⟨
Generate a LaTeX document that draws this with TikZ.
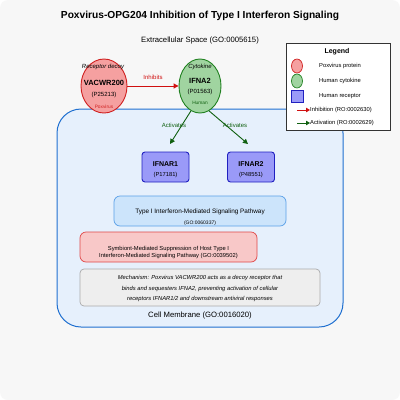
\documentclass[tikz,border=0pt]{standalone}
\usepackage{fontspec}
\setmainfont{Liberation Sans}
\usetikzlibrary{arrows.meta,shapes.geometric}
\definecolor{bg}{HTML}{F7F7F7}
\definecolor{membfill}{HTML}{E6F0FC}
\definecolor{membdraw}{HTML}{2070D0}
\definecolor{poxfill}{HTML}{F5A0A0}
\definecolor{poxdraw}{HTML}{D02020}
\definecolor{cytfill}{HTML}{A0D4A0}
\definecolor{cytdraw}{HTML}{208020}
\definecolor{recfill}{HTML}{9A9AF8}
\definecolor{recdraw}{HTML}{2020C0}
\definecolor{pathfill}{HTML}{CCE4FB}
\definecolor{pathdraw}{HTML}{5AA0E8}
\definecolor{supfill}{HTML}{F8C8C8}
\definecolor{supdraw}{HTML}{E04848}
\definecolor{mechfill}{HTML}{EEEEEE}
\definecolor{mechdraw}{HTML}{AAAAAA}
\definecolor{inhred}{HTML}{D01010}
\definecolor{actgreen}{HTML}{106010}
\tikzset{
  protein/.style={ellipse, minimum width=46pt, minimum height=54pt, inner sep=0pt, line width=0.9pt},
  receptor/.style={rectangle, rounded corners=3pt, minimum width=47pt, minimum height=30pt, fill=recfill, draw=recdraw, line width=0.9pt, inner sep=0pt},
  panel/.style={rectangle, rounded corners=6pt, line width=0.7pt, inner sep=0pt},
  inh/.style={draw=inhred, line width=1pt, -{Triangle[length=5pt,width=5pt]}},
  act/.style={draw=actgreen, line width=0.9pt, -{Triangle[length=5pt,width=5pt]}},
  lbl/.style={inner sep=0pt, font=\fontsize{5.5}{6}\selectfont},
}
\begin{document}
\begin{tikzpicture}[x=1pt,y=-1pt]
\useasboundingbox (0,0) rectangle (400,400);
\fill[white] (0,0) rectangle (400,400);
\fill[bg, rounded corners=8pt] (0,0) rectangle (400,400);
\node[inner sep=0pt, font=\fontsize{10.2}{12}\selectfont\bfseries] (title) at (200,16) {Poxvirus-OPG204 Inhibition of Type I Interferon Signaling};
\node[inner sep=0pt, font=\fontsize{7.7}{9}\selectfont] (extra) at (200,41) {Extracellular Space (GO:0005615)};
% membrane
\draw[fill=membfill, draw=membdraw, line width=1pt, rounded corners=24pt] (57,109) rectangle (343,327);
\node[inner sep=0pt, font=\fontsize{7.7}{9}\selectfont] (memb) at (200,316) {Cell Membrane (GO:0016020)};
% proteins
\node[protein, fill=poxfill, draw=poxdraw] (vac) at (104,86) {};
\node[lbl, font=\fontsize{6}{7}\selectfont\itshape] at (103,67) {Receptor decoy};
\node[lbl, font=\fontsize{7.5}{8}\selectfont\bfseries] at (104,83) {VACWR200};
\node[lbl, font=\fontsize{6}{7}\selectfont] at (104,95) {(P25213)};
\node[lbl, font=\fontsize{4.8}{5}\selectfont, text=poxdraw] at (104,107) {Poxvirus};
\node[protein, minimum width=42pt, fill=cytfill, draw=cytdraw] (ifn) at (200,86) {};
\node[lbl, font=\fontsize{6}{7}\selectfont\itshape] at (200,67) {Cytokine};
\node[lbl, font=\fontsize{7.5}{8}\selectfont\bfseries] at (200,81) {IFNA2};
\node[lbl, font=\fontsize{6}{7}\selectfont] at (200,92) {(P01563)};
\node[lbl, font=\fontsize{4.8}{5}\selectfont, text=actgreen] at (200,103) {Human};
\draw[inh] (vac.east) -- (ifn.west) node[midway, above=6pt, lbl, font=\fontsize{6}{7}\selectfont, text=inhred] {Inhibits};
% receptors
\node[receptor] (r1) at (165.5,167) {};
\node[lbl, font=\fontsize{7}{8}\selectfont\bfseries] at (165.5,164) {IFNAR1};
\node[lbl, font=\fontsize{5.8}{7}\selectfont] at (165.5,175) {(P17181)};
\node[receptor] (r2) at (251,167) {};
\node[lbl, font=\fontsize{7}{8}\selectfont\bfseries] at (251,164) {IFNAR2};
\node[lbl, font=\fontsize{5.8}{7}\selectfont] at (251,175) {(P48551)};
\coordinate (t1) at (170,144);
\coordinate (t2) at (248,144);
\draw[act] (ifn.-110) -- (t1);
\draw[act] (ifn.-70) -- (t2);
\node[lbl, font=\fontsize{6}{7}\selectfont, text=actgreen] (a1) at (174,125) {Activates};
\node[lbl, font=\fontsize{6}{7}\selectfont, text=actgreen] (a2) at (235,125) {Activates};
% pathway boxes
\node[panel, fill=pathfill, draw=pathdraw, minimum width=172pt, minimum height=30pt] (path) at (200,211) {};
\node[lbl, font=\fontsize{6.4}{7}\selectfont] at (200,212) {Type I Interferon-Mediated Signaling Pathway};
\node[lbl, font=\fontsize{5}{6}\selectfont] at (200,223) {(GO:0060337)};
\node[panel, fill=supfill, draw=supdraw, minimum width=177pt, minimum height=30pt] (sup) at (168.5,247) {};
\node[lbl, font=\fontsize{5.8}{7}\selectfont, align=center] at (168.5,252) {Symbiont-Mediated Suppression of Host Type I\\Interferon-Mediated Signaling Pathway (GO:0039502)};
\node[panel, fill=mechfill, draw=mechdraw, minimum width=240pt, minimum height=37pt, rounded corners=4pt] (mech) at (200,287.5) {};
\node[lbl, font=\fontsize{5.8}{10.5}\selectfont\itshape, align=center] at (200,288.5) {Mechanism: Poxvirus VACWR200 acts as a decoy receptor that\\binds and sequesters IFNA2, preventing activation of cellular\\receptors IFNAR1/2 and downstream antiviral responses};
% legend
\draw[fill=white, draw=black!80, line width=0.6pt] (286,43) rectangle (390,130);
\node[lbl, font=\fontsize{7}{8}\selectfont\bfseries] (lt) at (337,52) {Legend};
\node[ellipse, minimum width=11pt, minimum height=14pt, inner sep=0pt, fill=poxfill, draw=poxdraw, line width=0.7pt] (l1) at (297,66) {};
\node[lbl, font=\fontsize{5.8}{7}\selectfont, anchor=west] at (319,66) {Poxvirus protein};
\node[ellipse, minimum width=11pt, minimum height=14pt, inner sep=0pt, fill=cytfill, draw=cytdraw, line width=0.7pt] (l2) at (297,81) {};
\node[lbl, font=\fontsize{5.8}{7}\selectfont, anchor=west] at (319,81) {Human cytokine};
\node[rectangle, minimum width=12pt, minimum height=12pt, inner sep=0pt, fill=recfill, draw=recdraw, line width=0.7pt] (l3) at (297,96) {};
\node[lbl, font=\fontsize{5.8}{7}\selectfont, anchor=west] at (319,96) {Human receptor};
\coordinate (la) at (297,110);
\node[lbl, font=\fontsize{5.8}{7}\selectfont, anchor=west] (li) at (310,110) {Inhibition (RO:0002630)};
\draw[inh, line width=0.9pt, -{Triangle[length=4pt,width=4.5pt]}] (la) -- (li.west);
\coordinate (lb) at (297,123);
\node[lbl, font=\fontsize{5.8}{7}\selectfont, anchor=west] (lg) at (310,123) {Activation (RO:0002629)};
\draw[act, line width=0.9pt, -{Triangle[length=4pt,width=4.5pt]}] (lb) -- (lg.west);
\end{tikzpicture}
\end{document}
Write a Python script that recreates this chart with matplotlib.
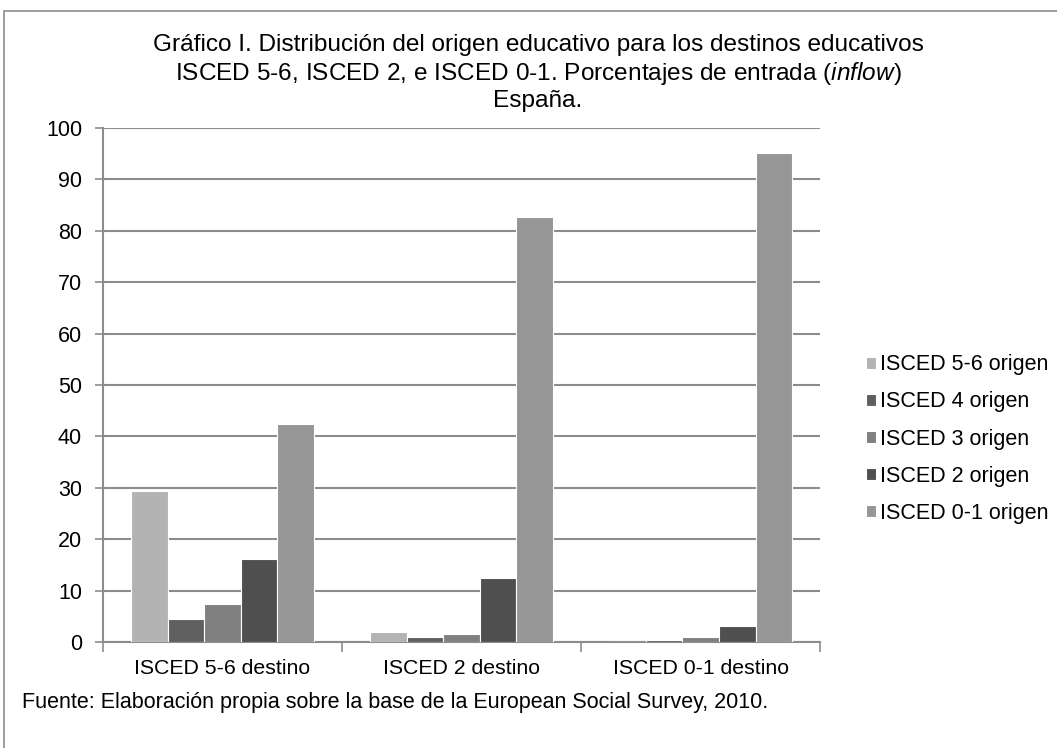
import matplotlib
matplotlib.use("Agg")
import matplotlib.pyplot as plt
import numpy as np
from matplotlib.patches import Rectangle

plt.rcParams['font.family'] = ['Liberation Sans', 'DejaVu Sans']
plt.rcParams['mathtext.fontset'] = 'custom'
plt.rcParams['mathtext.rm'] = 'Liberation Sans'
plt.rcParams['mathtext.it'] = 'Liberation Sans:italic'

### data
destinos = ['ISCED 5-6 destino', 'ISCED 2 destino', 'ISCED 0-1 destino']
origenes = ['ISCED 5-6 origen', 'ISCED 4 origen', 'ISCED 3 origen',
            'ISCED 2 origen', 'ISCED 0-1 origen']
isced56 = [29.3, 1.9, 0.0]
isced4 = [4.4, 0.9, 0.3]
isced3 = [7.3, 1.6, 0.9]
isced2 = [16.2, 12.5, 3.2]
isced01 = [42.4, 82.7, 95.1]
series = [isced56, isced4, isced3, isced2, isced01]
colores = ['#b3b3b3', '#5f5f5f', '#808080', '#4f4f4f', '#969696']

fig = plt.figure(figsize=(10.57, 7.48), dpi=100)
ax = fig.add_axes([0.0974, 0.1417, 0.6786, 0.6872])

x = np.arange(len(destinos))
w = 0.153
for i, vals in enumerate(series):
    ax.bar(x + (i - 2) * w, vals, width=w, color=colores[i], label=origenes[i],
           edgecolor='white', linewidth=0.8, zorder=3)

ax.set_xlim(-0.5, 2.5)
ax.set_ylim(0, 100)
ax.set_yticks(range(0, 101, 10))
ax.yaxis.grid(True, color='#8c8c8c', linewidth=1.5, zorder=0)

ax.set_xticks([-0.5, 0.5, 1.5, 2.5])
ax.set_xticklabels([])
ax.set_xticks(x, minor=True)
ax.set_xticklabels(destinos, minor=True)
ax.tick_params(axis='x', which='minor', length=0, pad=12, labelsize=15.3)
ax.tick_params(axis='x', which='major', length=7, width=1.2, color='#8c8c8c')
ax.tick_params(axis='y', length=6, width=1.2, color='#8c8c8c', labelsize=15.5, pad=9)

for s in ['top', 'right']:
    ax.spines[s].set_visible(False)
for s in ['left', 'bottom']:
    ax.spines[s].set_color('#8c8c8c')
    ax.spines[s].set_linewidth(1.5)

leg = fig.legend(loc='center left', bbox_to_anchor=(0.819, 0.413), frameon=False,
                 fontsize=15.5, handlelength=0.47, handleheight=0.47,
                 handletextpad=0.2, labelspacing=0.75, borderpad=0, borderaxespad=0)

### title lines
fig.text(0.509, 0.94, 'Gráfico I. Distribución del origen educativo para los destinos educativos',
         ha='center', va='center', fontsize=17.6)
fig.text(0.509, 0.902, 'ISCED 5-6, ISCED 2, e ISCED 0-1. Porcentajes de entrada ($\\mathit{inflow}$)',
         ha='center', va='center', fontsize=17.6)
fig.text(0.509, 0.865, 'España.', ha='center', va='center', fontsize=17.6)

fig.text(0.021, 0.061, 'Fuente: Elaboración propia sobre la base de la European Social Survey, 2010.',
         ha='left', va='center', fontsize=15.5)

### outer frame
fig.patches.append(Rectangle((0.004, -0.1), 1.2, 1.1 - 11 / 748, transform=fig.transFigure,
                             fill=False, edgecolor='#8c8c8c', linewidth=1.2))

plt.savefig('out.png', dpi=100)
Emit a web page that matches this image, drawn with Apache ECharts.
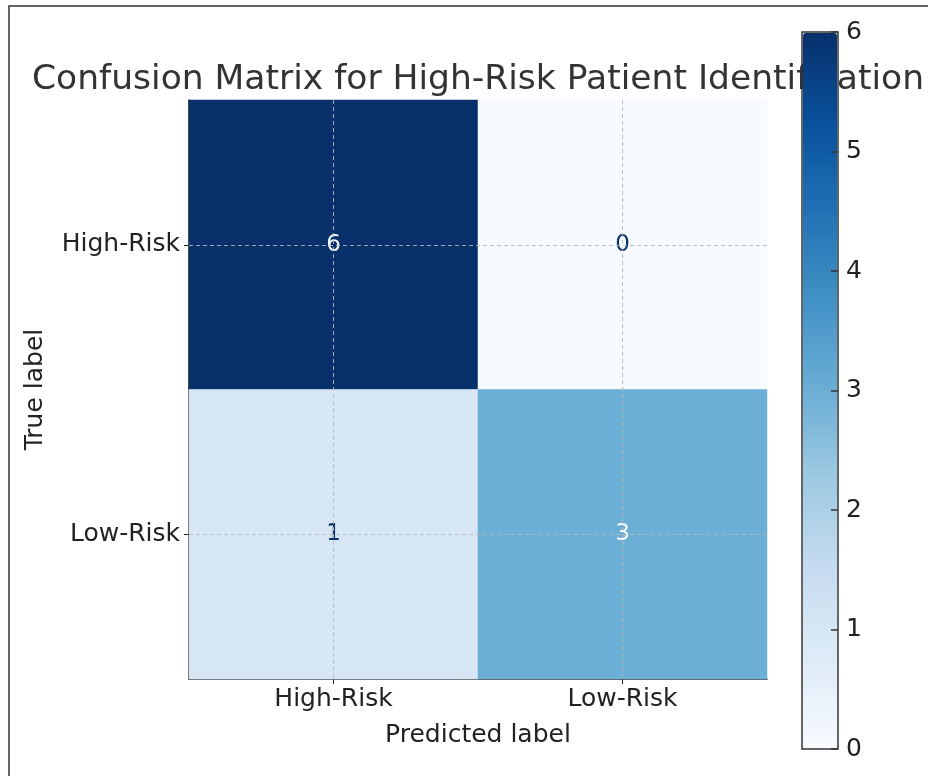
<!DOCTYPE html>
<html>
<head>
<meta charset="utf-8">
<title>Confusion Matrix</title>
<script src="https://cdn.jsdelivr.net/npm/echarts@6/dist/echarts.min.js"></script>
<style>
html, body { margin: 0; padding: 0; background: #fff; }
#main { width: 928px; height: 776px; }
</style>
</head>
<body>
<div id="main"></div>
<script>
// categories (rows = true label, columns = predicted label)
var predictedLabels = ['High-Risk', 'Low-Risk'];
var trueLabels = ['High-Risk', 'Low-Risk'];
// counts, one row per true label
var rowHighRisk = [6, 0];
var rowLowRisk = [1, 3];
var colorbarTicks = [0, 1, 2, 3, 4, 5, 6];

var font = 'DejaVu Sans';
var blues = ['#f7fbff', '#deebf7', '#c6dbef', '#9ecae1', '#6baed6', '#4292c6', '#2171b5', '#08519c', '#08306b'];

var rows = [rowHighRisk, rowLowRisk];
var cells = [];
rows.forEach(function (row, yi) {
	row.forEach(function (v, xi) {
		cells.push([xi, yi, v]);
	});
});
var vMin = colorbarTicks[0];
var vMax = colorbarTicks[colorbarTicks.length - 1];
var thresh = (vMin + vMax) / 2;

var chart = echarts.init(document.getElementById('main'));
var option = {
	backgroundColor: '#fff',
	animation: false,
	title: {
		text: 'Confusion Matrix for High-Risk Patient Identification',
		left: 27,
		top: 58,
		z: 1,
		textStyle: { fontFamily: font, fontSize: 34.5, fontWeight: 'normal', color: '#333' }
	},
	graphic: [{
		type: 'rect',
		z: 100,
		silent: true,
		shape: { x: 9, y: 6, width: 960, height: 800 },
		style: { fill: 'none', stroke: '#333', lineWidth: 1.5 }
	}],
	grid: [
		{ left: 189, top: 100, width: 578, height: 579 },
		{ left: 802, top: 32, width: 36, height: 717, show: true, borderColor: '#333', borderWidth: 1.5, backgroundColor: 'transparent', z: 5 }
	],
	xAxis: [{
		type: 'category',
		data: predictedLabels,
		name: 'Predicted label',
		nameLocation: 'middle',
		nameGap: 44,
		nameTextStyle: { fontFamily: font, fontSize: 25, color: '#222' },
		axisLine: { show: true, lineStyle: { color: '#222', width: 1.5 } },
		axisTick: { show: true, alignWithLabel: true, length: 5, lineStyle: { color: '#222' } },
		axisLabel: { fontFamily: font, fontSize: 25, color: '#222', margin: 8 },
		splitLine: { show: false }
	}, {
		gridIndex: 1, type: 'value', show: false, min: 0, max: 1
	}],
	yAxis: [{
		type: 'category',
		data: trueLabels,
		inverse: true,
		name: 'True label',
		nameLocation: 'middle',
		nameGap: 141,
		nameTextStyle: { fontFamily: font, fontSize: 25, color: '#222' },
		axisLine: { show: true, lineStyle: { color: '#222', width: 1.5 } },
		axisTick: { show: true, alignWithLabel: true, length: 5, lineStyle: { color: '#222' } },
		axisLabel: { fontFamily: font, fontSize: 25, color: '#222', margin: 9 },
		splitLine: { show: false }
	}, {
		gridIndex: 1,
		type: 'value',
		position: 'right',
		min: vMin,
		max: vMax,
		interval: 1,
		z: 6,
		axisLine: { show: false, onZero: false },
		axisTick: { show: true, inside: true, length: 7, lineStyle: { color: '#333', width: 1.5 } },
		axisLabel: { fontFamily: font, fontSize: 25, color: '#222', margin: 8 },
		splitLine: { show: false }
	}],
	visualMap: {
		type: 'continuous',
		min: vMin,
		max: vMax,
		seriesIndex: 0,
		calculable: false,
		hoverLink: false,
		showLabel: false,
		text: ['', ''],
		left: 803,
		top: 33,
		padding: 0,
		itemWidth: 34,
		itemHeight: 715,
		z: 4,
		inRange: { color: blues }
	},
	series: [{
		type: 'heatmap',
		itemStyle: { borderWidth: 0 },
		label: {
			show: true,
			fontFamily: font,
			fontSize: 23,
			formatter: function (p) { return p.value[2]; }
		},
		markLine: {
			silent: true,
			symbol: 'none',
			label: { show: false },
			lineStyle: { color: '#b8b8b8', type: [4, 3], width: 1, opacity: 0.9 },
			data: predictedLabels.map(function (c) { return { xAxis: c }; })
				.concat(trueLabels.map(function (c) { return { yAxis: c }; }))
		},
		// light text on dark cells, dark text on light cells
		data: cells.map(function (c) {
			return {
				value: c,
				label: { color: c[2] >= thresh ? '#f7fbff' : '#08306b' }
			};
		})
	}]
};
chart.setOption(option);
</script>
</body>
</html>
⟩
[TASK REQUIREMENTS]
Pictures stay out: repeat exactly only the lines from the one with "Write a Python" through the one with "from matplotlib.patches import Rectangle".

[THE OUTPUT]
Write a Python script that recreates this chart with matplotlib.
import matplotlib
matplotlib.use("Agg")
import matplotlib.pyplot as plt
import numpy as np
from matplotlib.patches import Rectangle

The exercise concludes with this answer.